There is always a trade-off. The most affordable option may not last as long in heavy sun exposure. A more durable film may cost more upfront but save money if you are not replacing it every season. If your storefront gets direct weather exposure, frequent cleaning, or strong UV light, the production spec matters more than people expect.

Design tips that make storefront decals more effective

A good-looking decal is not always an effective one. Storefront graphics need to work at a glance. Most people are not standing still and studying your window for 30 seconds. They are walking by, driving past, or making a quick decision from a few feet away.

Start with hierarchy. Your business name, core offer, and most useful customer info should be easy to find. If everything is large, nothing stands out. If everything is decorative, readability suffers. Clean type, strong contrast, and intentional spacing matter more than cramming every available inch with information.

It also helps to think about how the graphic works with the physical space. Window mullions, door handles, reflections, and interior lighting can all affect visibility. A design that looks great on a screen can become hard to read once it is split across multiple panes or washed out by daylight. That is why storefront decal design should be based on real measurements and actual viewing conditions.

Color choice matters too. Brand consistency is important, but storefront visibility matters just as much. If your brand palette is subtle, you may need stronger contrast on glass than you use elsewhere. White, black, and bold brand colors often perform well, especially when readability is the priority.

Common mistakes with custom decals for storefront windows

One common mistake is treating the window like a flyer instead of a storefront. Too much text makes the whole thing easier to ignore. Another is choosing a decal style based only on price, then being disappointed by durability or appearance a few months later.

Poor installation is another problem. Even a strong design can look amateur if the application has bubbles, crooked alignment, or peeling edges. For larger graphics especially, clean production and proper install are part of the finished look.

Businesses also forget to plan for updates. If your hours change seasonally, if your suite number may shift, or if you run recurring promotions, it helps to build graphics in a way that allows partial replacement instead of redoing everything. That saves time and keeps your storefront looking current.

When custom window decals make the most sense

Storefront decals are especially useful when you need impact quickly. New businesses can brand a space before investing in larger signage programs. Established businesses can refresh a dated exterior without major construction. Seasonal retailers can swap campaigns throughout the year. Schools, booster clubs, and community organizations can use windows to promote events, show pride, and create a more polished public-facing space.

They are also a strong fit when flexibility matters. If you lease your space, decals are often a smarter move than permanent structural changes. If your branding is evolving, removable graphics give you room to adjust.
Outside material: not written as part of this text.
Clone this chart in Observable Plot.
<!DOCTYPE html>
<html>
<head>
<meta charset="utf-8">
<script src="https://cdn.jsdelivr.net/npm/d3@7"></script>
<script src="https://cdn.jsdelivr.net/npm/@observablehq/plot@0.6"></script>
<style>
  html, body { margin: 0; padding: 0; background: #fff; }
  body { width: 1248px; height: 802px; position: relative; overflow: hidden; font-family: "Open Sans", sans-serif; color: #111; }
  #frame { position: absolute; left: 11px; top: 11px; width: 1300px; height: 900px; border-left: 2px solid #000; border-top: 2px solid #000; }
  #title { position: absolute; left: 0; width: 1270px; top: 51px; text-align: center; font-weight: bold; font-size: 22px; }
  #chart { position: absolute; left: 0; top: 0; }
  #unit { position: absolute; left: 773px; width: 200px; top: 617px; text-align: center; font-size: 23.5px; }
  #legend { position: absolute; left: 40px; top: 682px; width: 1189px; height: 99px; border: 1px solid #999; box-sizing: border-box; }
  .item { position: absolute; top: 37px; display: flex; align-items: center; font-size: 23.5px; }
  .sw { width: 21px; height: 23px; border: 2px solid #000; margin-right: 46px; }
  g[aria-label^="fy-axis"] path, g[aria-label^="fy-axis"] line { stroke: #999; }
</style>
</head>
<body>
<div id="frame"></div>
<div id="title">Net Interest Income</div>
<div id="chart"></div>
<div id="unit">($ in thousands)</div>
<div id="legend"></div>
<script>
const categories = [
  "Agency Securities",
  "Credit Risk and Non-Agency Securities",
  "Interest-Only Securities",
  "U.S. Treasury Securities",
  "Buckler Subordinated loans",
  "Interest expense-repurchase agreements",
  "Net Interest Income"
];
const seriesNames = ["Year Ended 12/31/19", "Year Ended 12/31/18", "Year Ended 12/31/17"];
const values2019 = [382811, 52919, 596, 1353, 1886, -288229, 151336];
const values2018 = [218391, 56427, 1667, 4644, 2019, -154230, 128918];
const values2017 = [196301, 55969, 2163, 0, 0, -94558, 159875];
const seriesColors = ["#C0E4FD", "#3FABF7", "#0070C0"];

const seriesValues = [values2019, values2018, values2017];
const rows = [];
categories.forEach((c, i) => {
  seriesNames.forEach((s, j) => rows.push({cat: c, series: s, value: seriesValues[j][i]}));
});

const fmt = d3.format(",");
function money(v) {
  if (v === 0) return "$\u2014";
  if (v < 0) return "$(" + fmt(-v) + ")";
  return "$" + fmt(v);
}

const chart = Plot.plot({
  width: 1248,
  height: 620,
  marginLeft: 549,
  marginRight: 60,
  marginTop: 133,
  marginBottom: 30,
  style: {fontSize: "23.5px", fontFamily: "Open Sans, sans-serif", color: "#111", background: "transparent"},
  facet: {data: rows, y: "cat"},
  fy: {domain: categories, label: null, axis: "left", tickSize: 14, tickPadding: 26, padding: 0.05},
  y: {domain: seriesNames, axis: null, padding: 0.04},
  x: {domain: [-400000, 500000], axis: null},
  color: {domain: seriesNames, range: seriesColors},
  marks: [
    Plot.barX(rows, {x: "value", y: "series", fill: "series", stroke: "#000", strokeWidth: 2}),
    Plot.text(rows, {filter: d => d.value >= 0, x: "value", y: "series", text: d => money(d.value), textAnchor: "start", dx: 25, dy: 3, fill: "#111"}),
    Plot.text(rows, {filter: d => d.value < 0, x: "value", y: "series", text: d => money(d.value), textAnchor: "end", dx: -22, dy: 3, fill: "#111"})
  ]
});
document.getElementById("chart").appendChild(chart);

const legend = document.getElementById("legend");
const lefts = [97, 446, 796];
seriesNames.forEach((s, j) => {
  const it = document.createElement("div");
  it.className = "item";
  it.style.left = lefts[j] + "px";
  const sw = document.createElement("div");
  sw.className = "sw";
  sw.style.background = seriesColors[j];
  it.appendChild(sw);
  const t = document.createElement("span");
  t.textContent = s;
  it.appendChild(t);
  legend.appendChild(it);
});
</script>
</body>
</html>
If your budget is tight, you can prioritize the most visible windows first and build from there.

That flexibility is a big reason businesses come back to window graphics again and again. They work for launches, promotions, privacy, branding, and wayfinding, all with a relatively fast turnaround compared to larger exterior updates.
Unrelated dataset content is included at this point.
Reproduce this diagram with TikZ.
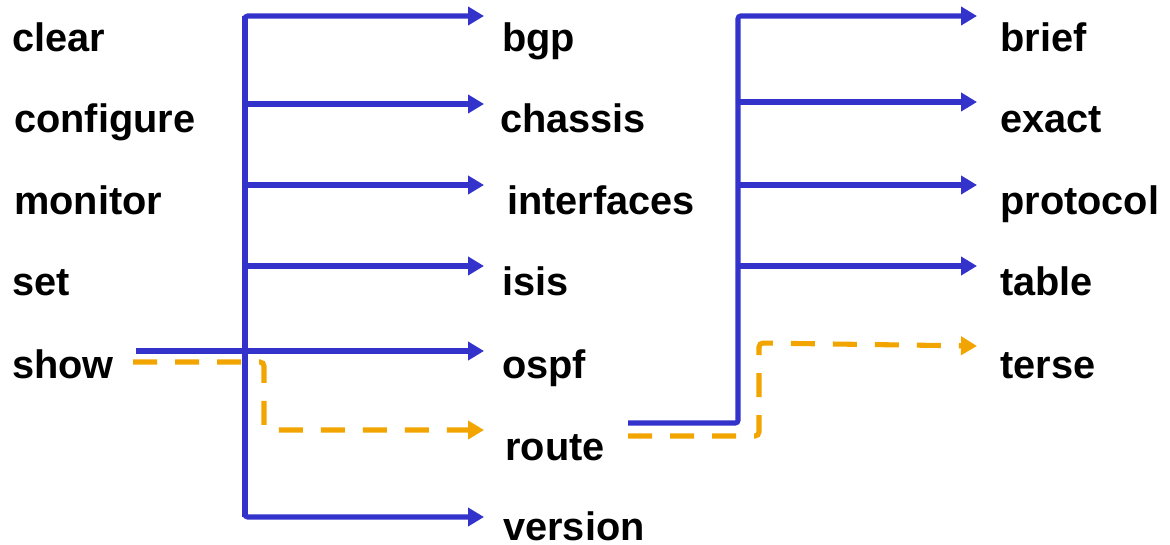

What to prepare before ordering

Before you order, it helps to know your window measurements, your primary goal, and how long you want the decal to last. Good production starts with clear use-case planning. A logo on the door is different from a full front-window campaign, and both should be priced and produced accordingly.

You should also think through practical details like inside or outside application, daytime versus nighttime visibility, and whether your local property manager or municipality has restrictions. These details affect material selection and layout. They are not glamorous, but they prevent expensive do-overs.

Working with a shop that understands multiple print and signage methods is a real advantage here. Instead of being pushed toward one stock solution, you can choose the decal type that fits the space, timeline, and budget. That is where a production partner like Sua Sponte Design can make the process easier - especially when you need quick turn-arounds, excellent quality, and graphics that are built for the way your business actually operates.

A storefront should not leave people guessing. If your windows can attract attention, communicate clearly, and make the space feel more complete, they are already earning their keep before a customer opens the door.